What is expected: Transcribe the full listing exactly, and drop every picture.

----

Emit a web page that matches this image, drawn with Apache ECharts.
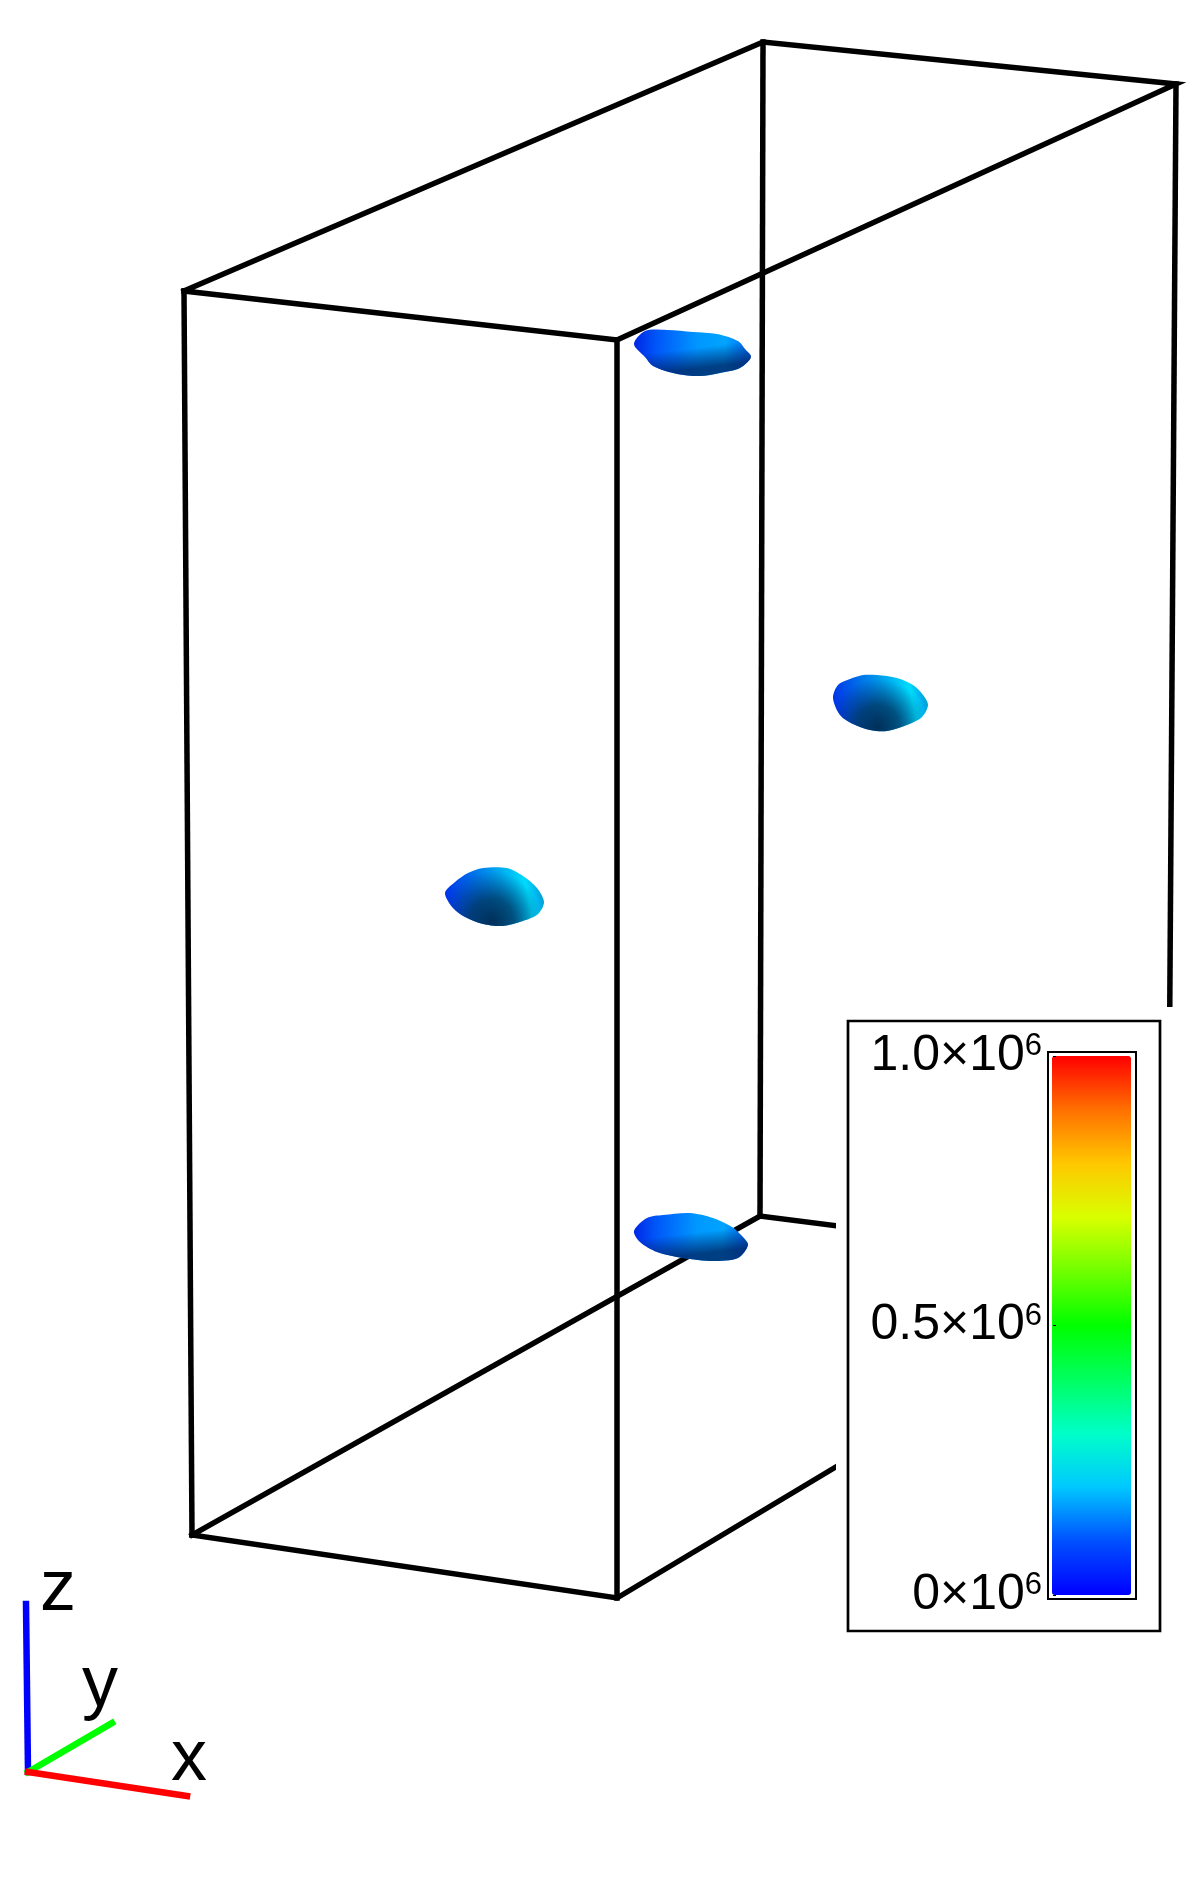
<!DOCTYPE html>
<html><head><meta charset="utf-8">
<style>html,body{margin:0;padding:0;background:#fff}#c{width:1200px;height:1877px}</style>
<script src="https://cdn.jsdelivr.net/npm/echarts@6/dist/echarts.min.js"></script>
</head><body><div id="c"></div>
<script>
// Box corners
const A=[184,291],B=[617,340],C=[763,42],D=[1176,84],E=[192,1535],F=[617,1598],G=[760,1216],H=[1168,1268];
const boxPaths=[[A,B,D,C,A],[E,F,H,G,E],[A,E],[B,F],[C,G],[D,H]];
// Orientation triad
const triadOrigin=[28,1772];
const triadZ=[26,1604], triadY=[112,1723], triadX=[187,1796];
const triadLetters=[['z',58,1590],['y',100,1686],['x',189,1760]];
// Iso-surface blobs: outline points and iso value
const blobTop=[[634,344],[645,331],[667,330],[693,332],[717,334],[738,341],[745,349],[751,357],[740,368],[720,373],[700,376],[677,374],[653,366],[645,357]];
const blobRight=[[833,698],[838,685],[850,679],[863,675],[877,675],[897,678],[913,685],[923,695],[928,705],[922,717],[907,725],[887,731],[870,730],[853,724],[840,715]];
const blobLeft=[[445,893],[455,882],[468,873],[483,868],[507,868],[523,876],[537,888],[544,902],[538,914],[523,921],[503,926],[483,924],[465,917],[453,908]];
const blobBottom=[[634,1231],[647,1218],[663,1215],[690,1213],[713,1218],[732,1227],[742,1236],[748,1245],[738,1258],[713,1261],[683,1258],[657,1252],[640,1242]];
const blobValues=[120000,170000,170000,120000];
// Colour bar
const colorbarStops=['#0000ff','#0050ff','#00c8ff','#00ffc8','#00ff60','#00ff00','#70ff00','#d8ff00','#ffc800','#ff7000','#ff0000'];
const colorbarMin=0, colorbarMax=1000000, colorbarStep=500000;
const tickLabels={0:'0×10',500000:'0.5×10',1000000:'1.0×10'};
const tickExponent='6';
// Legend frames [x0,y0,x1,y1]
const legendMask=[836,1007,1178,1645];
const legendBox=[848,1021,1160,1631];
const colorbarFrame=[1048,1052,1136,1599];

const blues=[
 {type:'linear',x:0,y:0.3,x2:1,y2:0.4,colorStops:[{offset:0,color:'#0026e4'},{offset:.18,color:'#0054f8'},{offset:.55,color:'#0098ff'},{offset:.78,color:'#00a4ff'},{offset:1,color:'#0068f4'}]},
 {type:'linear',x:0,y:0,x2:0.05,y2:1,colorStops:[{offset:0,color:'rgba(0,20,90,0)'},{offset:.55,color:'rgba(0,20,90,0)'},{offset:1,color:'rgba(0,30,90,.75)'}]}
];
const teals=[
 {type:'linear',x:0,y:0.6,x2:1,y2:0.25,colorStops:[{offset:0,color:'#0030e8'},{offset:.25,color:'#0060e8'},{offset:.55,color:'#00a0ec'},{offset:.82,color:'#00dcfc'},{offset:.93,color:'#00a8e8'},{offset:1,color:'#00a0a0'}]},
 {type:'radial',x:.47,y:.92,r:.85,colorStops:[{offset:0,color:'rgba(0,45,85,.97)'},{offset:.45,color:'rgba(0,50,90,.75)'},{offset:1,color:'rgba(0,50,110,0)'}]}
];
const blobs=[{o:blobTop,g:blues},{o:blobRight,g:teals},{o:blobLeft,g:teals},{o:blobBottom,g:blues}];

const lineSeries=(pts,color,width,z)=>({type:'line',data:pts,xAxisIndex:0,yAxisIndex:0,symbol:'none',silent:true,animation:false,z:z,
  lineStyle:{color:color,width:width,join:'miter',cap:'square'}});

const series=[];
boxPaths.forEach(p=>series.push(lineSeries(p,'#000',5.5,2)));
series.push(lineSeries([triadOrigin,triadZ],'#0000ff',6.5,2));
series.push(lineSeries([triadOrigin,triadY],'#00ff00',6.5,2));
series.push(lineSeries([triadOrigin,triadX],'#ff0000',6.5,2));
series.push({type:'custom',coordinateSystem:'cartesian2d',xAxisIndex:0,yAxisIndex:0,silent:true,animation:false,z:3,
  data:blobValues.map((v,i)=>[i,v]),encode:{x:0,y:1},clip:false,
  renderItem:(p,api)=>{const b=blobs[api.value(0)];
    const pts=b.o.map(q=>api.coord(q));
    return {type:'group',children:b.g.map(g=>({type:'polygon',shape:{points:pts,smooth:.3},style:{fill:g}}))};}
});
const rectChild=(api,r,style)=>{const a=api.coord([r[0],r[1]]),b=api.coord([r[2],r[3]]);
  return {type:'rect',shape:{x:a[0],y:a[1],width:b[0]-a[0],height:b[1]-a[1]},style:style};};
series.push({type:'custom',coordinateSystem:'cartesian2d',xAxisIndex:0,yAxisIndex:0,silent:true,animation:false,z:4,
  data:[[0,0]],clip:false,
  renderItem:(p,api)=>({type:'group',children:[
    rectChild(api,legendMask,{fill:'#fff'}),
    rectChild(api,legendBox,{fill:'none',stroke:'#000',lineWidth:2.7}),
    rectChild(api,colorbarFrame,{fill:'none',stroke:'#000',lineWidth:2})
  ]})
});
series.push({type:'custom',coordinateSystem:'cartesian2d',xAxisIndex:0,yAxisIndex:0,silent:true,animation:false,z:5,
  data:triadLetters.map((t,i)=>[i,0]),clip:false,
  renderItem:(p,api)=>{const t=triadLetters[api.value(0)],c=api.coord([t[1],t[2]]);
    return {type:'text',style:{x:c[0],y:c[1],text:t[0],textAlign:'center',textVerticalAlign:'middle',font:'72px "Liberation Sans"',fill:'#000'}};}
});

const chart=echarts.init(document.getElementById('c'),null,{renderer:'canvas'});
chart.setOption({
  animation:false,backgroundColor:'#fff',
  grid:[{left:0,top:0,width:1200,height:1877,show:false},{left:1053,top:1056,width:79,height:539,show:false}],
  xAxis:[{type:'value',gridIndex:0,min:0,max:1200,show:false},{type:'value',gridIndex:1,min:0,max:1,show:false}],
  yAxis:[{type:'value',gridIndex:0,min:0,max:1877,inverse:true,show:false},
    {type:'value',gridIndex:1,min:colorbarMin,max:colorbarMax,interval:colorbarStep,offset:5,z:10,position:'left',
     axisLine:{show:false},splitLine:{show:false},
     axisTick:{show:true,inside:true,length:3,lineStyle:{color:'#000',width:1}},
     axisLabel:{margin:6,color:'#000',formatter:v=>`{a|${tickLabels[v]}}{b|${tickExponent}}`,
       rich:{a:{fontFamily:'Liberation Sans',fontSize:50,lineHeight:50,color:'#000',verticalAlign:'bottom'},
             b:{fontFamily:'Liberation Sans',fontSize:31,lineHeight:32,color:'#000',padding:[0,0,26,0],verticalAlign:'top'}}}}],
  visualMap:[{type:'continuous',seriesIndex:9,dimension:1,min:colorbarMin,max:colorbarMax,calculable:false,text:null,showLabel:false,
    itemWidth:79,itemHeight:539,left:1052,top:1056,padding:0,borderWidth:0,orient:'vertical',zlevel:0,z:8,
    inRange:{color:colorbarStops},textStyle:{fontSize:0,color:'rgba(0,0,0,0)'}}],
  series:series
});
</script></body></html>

----

Task result:
Emit a web page that matches this image, drawn with Apache ECharts.
<!DOCTYPE html>
<html><head><meta charset="utf-8">
<style>html,body{margin:0;padding:0;background:#fff}#c{width:1200px;height:1877px}</style>
<script src="https://cdn.jsdelivr.net/npm/echarts@6/dist/echarts.min.js"></script>
</head><body><div id="c"></div>
<script>
// Box corners
const A=[184,291],B=[617,340],C=[763,42],D=[1176,84],E=[192,1535],F=[617,1598],G=[760,1216],H=[1168,1268];
const boxPaths=[[A,B,D,C,A],[E,F,H,G,E],[A,E],[B,F],[C,G],[D,H]];
// Orientation triad
const triadOrigin=[28,1772];
const triadZ=[26,1604], triadY=[112,1723], triadX=[187,1796];
const triadLetters=[['z',58,1590],['y',100,1686],['x',189,1760]];
// Iso-surface blobs: outline points and iso value
const blobTop=[[634,344],[645,331],[667,330],[693,332],[717,334],[738,341],[745,349],[751,357],[740,368],[720,373],[700,376],[677,374],[653,366],[645,357]];
const blobRight=[[833,698],[838,685],[850,679],[863,675],[877,675],[897,678],[913,685],[923,695],[928,705],[922,717],[907,725],[887,731],[870,730],[853,724],[840,715]];
const blobLeft=[[445,893],[455,882],[468,873],[483,868],[507,868],[523,876],[537,888],[544,902],[538,914],[523,921],[503,926],[483,924],[465,917],[453,908]];
const blobBottom=[[634,1231],[647,1218],[663,1215],[690,1213],[713,1218],[732,1227],[742,1236],[748,1245],[738,1258],[713,1261],[683,1258],[657,1252],[640,1242]];
const blobValues=[120000,170000,170000,120000];
// Colour bar
const colorbarStops=['#0000ff','#0050ff','#00c8ff','#00ffc8','#00ff60','#00ff00','#70ff00','#d8ff00','#ffc800','#ff7000','#ff0000'];
const colorbarMin=0, colorbarMax=1000000, colorbarStep=500000;
const tickLabels={0:'0×10',500000:'0.5×10',1000000:'1.0×10'};
const tickExponent='6';
// Legend frames [x0,y0,x1,y1]
const legendMask=[836,1007,1178,1645];
const legendBox=[848,1021,1160,1631];
const colorbarFrame=[1048,1052,1136,1599];

const blues=[
 {type:'linear',x:0,y:0.3,x2:1,y2:0.4,colorStops:[{offset:0,color:'#0026e4'},{offset:.18,color:'#0054f8'},{offset:.55,color:'#0098ff'},{offset:.78,color:'#00a4ff'},{offset:1,color:'#0068f4'}]},
 {type:'linear',x:0,y:0,x2:0.05,y2:1,colorStops:[{offset:0,color:'rgba(0,20,90,0)'},{offset:.55,color:'rgba(0,20,90,0)'},{offset:1,color:'rgba(0,30,90,.75)'}]}
];
const teals=[
 {type:'linear',x:0,y:0.6,x2:1,y2:0.25,colorStops:[{offset:0,color:'#0030e8'},{offset:.25,color:'#0060e8'},{offset:.55,color:'#00a0ec'},{offset:.82,color:'#00dcfc'},{offset:.93,color:'#00a8e8'},{offset:1,color:'#00a0a0'}]},
 {type:'radial',x:.47,y:.92,r:.85,colorStops:[{offset:0,color:'rgba(0,45,85,.97)'},{offset:.45,color:'rgba(0,50,90,.75)'},{offset:1,color:'rgba(0,50,110,0)'}]}
];
const blobs=[{o:blobTop,g:blues},{o:blobRight,g:teals},{o:blobLeft,g:teals},{o:blobBottom,g:blues}];

const lineSeries=(pts,color,width,z)=>({type:'line',data:pts,xAxisIndex:0,yAxisIndex:0,symbol:'none',silent:true,animation:false,z:z,
  lineStyle:{color:color,width:width,join:'miter',cap:'square'}});

const series=[];
boxPaths.forEach(p=>series.push(lineSeries(p,'#000',5.5,2)));
series.push(lineSeries([triadOrigin,triadZ],'#0000ff',6.5,2));
series.push(lineSeries([triadOrigin,triadY],'#00ff00',6.5,2));
series.push(lineSeries([triadOrigin,triadX],'#ff0000',6.5,2));
series.push({type:'custom',coordinateSystem:'cartesian2d',xAxisIndex:0,yAxisIndex:0,silent:true,animation:false,z:3,
  data:blobValues.map((v,i)=>[i,v]),encode:{x:0,y:1},clip:false,
  renderItem:(p,api)=>{const b=blobs[api.value(0)];
    const pts=b.o.map(q=>api.coord(q));
    return {type:'group',children:b.g.map(g=>({type:'polygon',shape:{points:pts,smooth:.3},style:{fill:g}}))};}
});
const rectChild=(api,r,style)=>{const a=api.coord([r[0],r[1]]),b=api.coord([r[2],r[3]]);
  return {type:'rect',shape:{x:a[0],y:a[1],width:b[0]-a[0],height:b[1]-a[1]},style:style};};
series.push({type:'custom',coordinateSystem:'cartesian2d',xAxisIndex:0,yAxisIndex:0,silent:true,animation:false,z:4,
  data:[[0,0]],clip:false,
  renderItem:(p,api)=>({type:'group',children:[
    rectChild(api,legendMask,{fill:'#fff'}),
    rectChild(api,legendBox,{fill:'none',stroke:'#000',lineWidth:2.7}),
    rectChild(api,colorbarFrame,{fill:'none',stroke:'#000',lineWidth:2})
  ]})
});
series.push({type:'custom',coordinateSystem:'cartesian2d',xAxisIndex:0,yAxisIndex:0,silent:true,animation:false,z:5,
  data:triadLetters.map((t,i)=>[i,0]),clip:false,
  renderItem:(p,api)=>{const t=triadLetters[api.value(0)],c=api.coord([t[1],t[2]]);
    return {type:'text',style:{x:c[0],y:c[1],text:t[0],textAlign:'center',textVerticalAlign:'middle',font:'72px "Liberation Sans"',fill:'#000'}};}
});

const chart=echarts.init(document.getElementById('c'),null,{renderer:'canvas'});
chart.setOption({
  animation:false,backgroundColor:'#fff',
  grid:[{left:0,top:0,width:1200,height:1877,show:false},{left:1053,top:1056,width:79,height:539,show:false}],
  xAxis:[{type:'value',gridIndex:0,min:0,max:1200,show:false},{type:'value',gridIndex:1,min:0,max:1,show:false}],
  yAxis:[{type:'value',gridIndex:0,min:0,max:1877,inverse:true,show:false},
    {type:'value',gridIndex:1,min:colorbarMin,max:colorbarMax,interval:colorbarStep,offset:5,z:10,position:'left',
     axisLine:{show:false},splitLine:{show:false},
     axisTick:{show:true,inside:true,length:3,lineStyle:{color:'#000',width:1}},
     axisLabel:{margin:6,color:'#000',formatter:v=>`{a|${tickLabels[v]}}{b|${tickExponent}}`,
       rich:{a:{fontFamily:'Liberation Sans',fontSize:50,lineHeight:50,color:'#000',verticalAlign:'bottom'},
             b:{fontFamily:'Liberation Sans',fontSize:31,lineHeight:32,color:'#000',padding:[0,0,26,0],verticalAlign:'top'}}}}],
  visualMap:[{type:'continuous',seriesIndex:9,dimension:1,min:colorbarMin,max:colorbarMax,calculable:false,text:null,showLabel:false,
    itemWidth:79,itemHeight:539,left:1052,top:1056,padding:0,borderWidth:0,orient:'vertical',zlevel:0,z:8,
    inRange:{color:colorbarStops},textStyle:{fontSize:0,color:'rgba(0,0,0,0)'}}],
  series:series
});
</script></body></html>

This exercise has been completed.